Question the Approach
If it’s serious enough to say, it’s serious enough to approach gently. Don’t jump right in when you talk meet them. Ask how they are, talk about something neutral. Then, pause for a moment, and preface what you are about to say. ”I need to talk to you about something serious. I hope you know I love you and I’m only coming to you with this because I’m concerned about you.” Then share your concerns gently, explain carefully. Do not judge the struggle or issue harshly (ironic since we’re “judging” right?). Use lots of ‘I’ statements if possible. ”I’ve noticed you seem really unhappy lately, and you’ve seemed to be struggling since the birth of your child. I’m concerned you may be struggling from postpartum depression, and I’d like to get you some help.”
This is no time for shame. If, for example, your friend is cheating on her husband, you would not say “I know you’re cheating. That’s so horrible, how do you think he feels?” You might say, “Are you unhappy in your marriage? I’ve seen some signs that you may be seeing someone else, and I’m concerned that you might be struggling. Do you need someone to talk to? I’m happy to listen, or I can help you find a marriage counselor if you’re interested.” This is gentle help.

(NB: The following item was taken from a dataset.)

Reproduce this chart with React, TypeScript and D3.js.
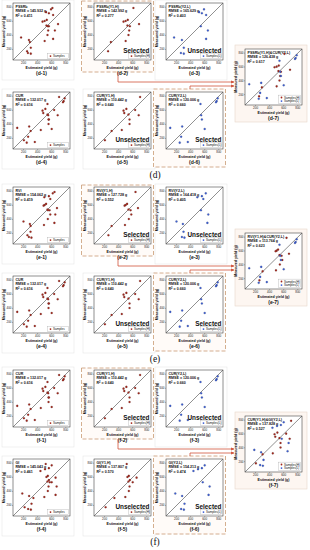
import * as d3 from 'd3';

// measured yields (g) of the two sample groups, shared by every index
const measuredH = [790, 620, 605, 595, 560, 540, 530, 470, 405, 320, 305, 175];
const measuredL = [770, 730, 715, 690, 530, 470, 370, 350, 335, 225, 150, 140];

// estimated yields (g) per index and group
const pssrbH = [610, 530, 500, 470, 690, 525, 560, 550, 540, 500, 290, 250];
const pssrbL = [590, 520, 560, 620, 545, 645, 165, 620, 276, 303, 262, 303];
const curH = [705, 510, 635, 470, 480, 540, 685, 555, 555, 445, 300, 205];
const curL = [785, 770, 760, 540, 550, 560, 280, 110, 600, 265, 360, 245];
const rviH = [640, 520, 500, 485, 675, 540, 570, 580, 545, 490, 300, 255];
const rviL = [615, 560, 495, 580, 547, 651, 199, 638, 290, 299, 276, 312];
const giH = [515, 545, 525, 655, 560, 540, 600, 555, 545, 495, 340, 215];
const giL = [600, 560, 505, 440, 572, 670, 182, 655, 279, 313, 265, 304];

const titlesD = ['PSSRb', 'PSSRb(Y1,H)', 'PSSRb(Y2,L)', 'CUR', 'CUR(Y1,H)', 'CUR(Y2,L)', 'PSSRb(Y1,H)&CUR(Y2,L)'];
const rmseD = ['145.932', '142.992', '165.629', '132.017', '110.442', '120.006', '126.438'];
const r2D = ['0.411', '0.277', '0.403', '0.616', '0.640', '0.660', '0.617'];

const titlesE = ['RVI', 'RVI(Y1,H)', 'RVI(Y2,L)', 'CUR', 'CUR(Y1,H)', 'CUR(Y2,L)', 'RVI(Y1,H)&CUR(Y2,L)'];
const rmseE = ['154.062', '127.728', '164.418', '132.017', '110.442', '120.006', '113.764'];
const r2E = ['0.419', '0.552', '0.405', '0.616', '0.640', '0.660', '0.623'];

const titlesF = ['CUR', 'CUR(Y1,H)', 'CUR(Y2,L)', 'GI', 'GI(Y1,H)', 'GI(Y2,L)', 'CUR(Y1,H)&GI(Y2,L)'];
const rmseF = ['132.017', '110.442', '120.006', '145.043', '137.807', '154.213', '137.828'];
const r2F = ['0.616', '0.640', '0.660', '0.461', '0.570', '0.474', '0.527'];

const ticks = [200, 400, 600, 800];
const domain: [number, number] = [50, 860];

const RED = '#a3261b';
const BLUE = '#3d5fd6';
const ARROW = '#d0533a';
const FONT = "'Liberation Sans', Arial, sans-serif";

const FW = 57;
const FH = 57;
const colX = [13, 94, 166];
const rowY = [3, 92];
const sectionTops = [0, 184, 367];

interface Series {
    est: number[];
    meas: number[];
    color: string;
    label: string;
}

interface PanelProps {
    x: number;
    y: number;
    w: number;
    h: number;
    title: string;
    rmse: string;
    r2: string;
    series: Series[];
    mark?: string;
    label: string;
    box: 'plain' | 'dashed' | 'fill';
    boxTop?: number;
    boxBottom?: number;
}

function Panel(p: PanelProps) {
    const sx = d3.scaleLinear().domain(domain).range([p.x, p.x + p.w]);
    const sy = d3.scaleLinear().domain(domain).range([p.y + p.h, p.y]);
    const bt = p.boxTop ?? 3;
    const bb = p.boxBottom ?? 20;
    const legendRows = p.series.length;
    const lw = legendRows > 1 ? 22 : 21;
    const lh = 3.6 * legendRows + 1.2;
    const lx = p.x + p.w - lw - 1.5;
    const ly = p.y + p.h - lh - 1.5;
    return (
        <g>
            {p.box === 'plain' && (
                <rect x={p.x - 11} y={p.y - bt} width={p.w + 15} height={p.h + bt + bb}
                    fill="none" stroke="#e6e6e6" strokeWidth={0.6} />
            )}
            {p.box === 'dashed' && (
                <rect x={p.x - 12.5} y={p.y - bt} width={p.w + 15} height={p.h + bt + bb}
                    fill="#fffbf8" stroke="#c99a74" strokeWidth={0.8} strokeDasharray="4,2" />
            )}
            {p.box === 'fill' && (
                <rect x={p.x - 10} y={p.y - bt} width={p.w + 15} height={p.h + bt + bb}
                    fill="#fdf6f1" stroke="#e8d6ca" strokeWidth={0.6} />
            )}
            <rect x={p.x} y={p.y} width={p.w} height={p.h} fill="#fff" stroke="#222" strokeWidth={0.5} />
            <line x1={sx(domain[0])} y1={sy(domain[0])} x2={sx(domain[1])} y2={sy(domain[1])}
                stroke="#444" strokeWidth={0.6} />
            {ticks.map((t) => (
                <g key={'t' + t}>
                    <line x1={sx(t)} x2={sx(t)} y1={p.y + p.h} y2={p.y + p.h + 1} stroke="#222" strokeWidth={0.3} />
                    <text x={sx(t)} y={p.y + p.h + 4.3} fontSize={3} textAnchor="middle" fill="#222">{t}</text>
                    <line x1={p.x - 1} x2={p.x} y1={sy(t)} y2={sy(t)} stroke="#222" strokeWidth={0.3} />
                    <text x={p.x - 1.5} y={sy(t) + 1} fontSize={3} textAnchor="end" fill="#222">{t}</text>
                </g>
            ))}
            <text x={p.x + p.w / 2} y={p.y + p.h + 8.6} fontSize={3.6} fontWeight="bold" textAnchor="middle" fill="#111">
                Estimated yield (g)
            </text>
            <text transform={`translate(${p.x - 8},${p.y + p.h / 2}) rotate(-90)`} fontSize={3.6} fontWeight="bold"
                textAnchor="middle" fill="#111">
                Measured yield (g)
            </text>
            <text x={p.x + 2.5} y={p.y + 4.8} fontSize={3.6} fontWeight="bold" fill="#111">{p.title}</text>
            <text x={p.x + 2.5} y={p.y + 9.3} fontSize={3.6} fontWeight="bold" fill="#111">RMSE = {p.rmse} g</text>
            <text x={p.x + 2.5} y={p.y + 13.8} fontSize={3.6} fontWeight="bold" fill="#111">
                R<tspan fontSize={2.6} dy={-1.2}>2</tspan><tspan dy={1.2}> = {p.r2}</tspan>
            </text>
            {p.series.map((s, si) =>
                s.est.map((e, i) => (
                    <circle key={`p${si}-${i}`} cx={sx(e)} cy={sy(s.meas[i])} r={1.05} fill={s.color}
                        stroke="#222" strokeWidth={0.15} />
                ))
            )}
            {p.mark && (
                <text x={p.x + p.w - 1.5} y={p.y + p.h - lh - 2.6} fontSize={6.4} fontWeight="bold"
                    textAnchor="end" fill="#111">{p.mark}</text>
            )}
            <rect x={lx} y={ly} width={lw} height={lh} fill="#fff" stroke="#9a9a9a" strokeWidth={0.3} />
            {p.series.map((s, si) => (
                <g key={'l' + si}>
                    <circle cx={lx + 3} cy={ly + 2.4 + si * 3.6} r={0.9} fill={s.color} />
                    <text x={lx + 5.5} y={ly + 3.5 + si * 3.6} fontSize={3} fill="#111">{s.label}</text>
                </g>
            ))}
            <text x={p.x + p.w / 2} y={p.y + p.h + 15} fontSize={5} fontWeight="bold" textAnchor="middle" fill="#111">
                {p.label}
            </text>
        </g>
    );
}

interface SectionDef {
    key: string;
    titles: string[];
    rmse: string[];
    r2: string[];
    topH: number[];
    topL: number[];
    botH: number[];
    botL: number[];
}

const sections: SectionDef[] = [
    { key: 'd', titles: titlesD, rmse: rmseD, r2: r2D, topH: pssrbH, topL: pssrbL, botH: curH, botL: curL },
    { key: 'e', titles: titlesE, rmse: rmseE, r2: r2E, topH: rviH, topL: rviL, botH: curH, botL: curL },
    { key: 'f', titles: titlesF, rmse: rmseF, r2: r2F, topH: curH, topL: curL, botH: giH, botL: giL },
];

function Section({ s, top }: { s: SectionDef; top: number }) {
    const all = (h: number[], l: number[]): Series[] => [
        { est: [...h, ...l], meas: [...measuredH, ...measuredL], color: RED, label: 'Samples' },
    ];
    const hs = (h: number[]): Series[] => [{ est: h, meas: measuredH, color: RED, label: 'Samples(H)' }];
    const ls = (l: number[]): Series[] => [{ est: l, meas: measuredL, color: BLUE, label: 'Samples(L)' }];
    const y1 = top + rowY[0];
    const y2 = top + rowY[1];
    const k = s.key;
    return (
        <g>
            <defs>
                <marker id={'arr' + k} viewBox="0 0 6 6" refX={5.5} refY={3} markerWidth={4} markerHeight={4} orient="auto">
                    <path d="M0,0 L6,3 L0,6 Z" fill={ARROW} />
                </marker>
            </defs>
            <Panel x={colX[0]} y={y1} w={FW} h={FH} title={s.titles[0]} rmse={s.rmse[0]} r2={s.r2[0]}
                series={all(s.topH, s.topL)} label={`(${k}-1)`} box="plain" />
            <Panel x={colX[1]} y={y1} w={FW} h={FH} title={s.titles[1]} rmse={s.rmse[1]} r2={s.r2[1]}
                series={hs(s.topH)} mark="Selected" label={`(${k}-2)`} box="dashed" boxTop={2} boxBottom={12} />
            <Panel x={colX[2]} y={y1} w={FW} h={FH} title={s.titles[2]} rmse={s.rmse[2]} r2={s.r2[2]}
                series={ls(s.topL)} mark="Unselected" label={`(${k}-3)`} box="plain" />
            <Panel x={colX[0]} y={y2} w={FW} h={FH} title={s.titles[3]} rmse={s.rmse[3]} r2={s.r2[3]}
                series={all(s.botH, s.botL)} label={`(${k}-4)`} box="plain" />
            <Panel x={colX[1]} y={y2} w={FW} h={FH} title={s.titles[4]} rmse={s.rmse[4]} r2={s.r2[4]}
                series={hs(s.botH)} mark="Unselected" label={`(${k}-5)`} box="plain" />
            <Panel x={colX[2]} y={y2} w={FW} h={FH} title={s.titles[5]} rmse={s.rmse[5]} r2={s.r2[5]}
                series={ls(s.botL)} mark="Selected" label={`(${k}-6)`} box="dashed" boxTop={3} boxBottom={18} />
            <Panel x={245} y={top + 49} w={57} h={56} title={s.titles[6]} rmse={s.rmse[6]} r2={s.r2[6]}
                series={[...hs(s.topH), ...ls(s.botL)]} label={`(${k}-7)`} box="fill"
                boxTop={4} boxBottom={17} />
            <path d={`M118,${top + 72} V${top + 82} H234`} fill="none" stroke={ARROW} strokeWidth={0.8}
                markerEnd={`url(#arr${k})`} />
            <path d={`M190,${top + 89} V${top + 86} H234`} fill="none" stroke={ARROW} strokeWidth={0.8}
                markerEnd={`url(#arr${k})`} />
            <text x={155} y={top + 178} fontSize={9.5} fontFamily="'Liberation Serif', 'Times New Roman', serif"
                textAnchor="middle" fill="#111">({k})</text>
        </g>
    );
}

export default function App() {
    return (
        <svg width={310} height={550} style={{ position: 'absolute', left: 0, top: 0, background: '#fff' }}
            fontFamily={FONT}>
            <rect width={310} height={550} fill="#fff" />
            {sections.map((s, i) => (
                <Section key={s.key} s={s} top={sectionTops[i]} />
            ))}
        </svg>
    );
}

Is Judging Really Judging?
What I’m describing here sure doesn’t look like the “judgment” we are used to. We’re used to hearing that word and thinking something nasty, harsh, and critical. We aren’t used to judgment being gentle, loving, and out of genuine concern.
But, you know, that’s what judgment should be. Judging isn’t really judging as we know it.
The above tips are what my reader (that I mentioned in the beginning of the post) missed. She meant well. But we don’t have a relationship, she said it publicly, and it wasn’t an issue that really needed to be brought up (we all have different cleanliness ‘standards’ and that’s okay! Now, had my place been filled with piles of garbage in all directions, well…).
What we can take away from this is, if you know someone who is close to you is struggling in some way, it’s totally within your rights to approach that person and lovingly, carefully speak into their life and offer some help. It’s what we need to do sometimes, as brothers and sisters. You know — someone you love so much that you’re willing to tell them what they need to hear, not what they want to hear.
If you’re judging harshly, in anger, of someone you don’t know very well — don’t. It’s not your place.
Have you faced judgment before, or judged someone else? Did it go the ‘right’ way or the ‘wrong’ way?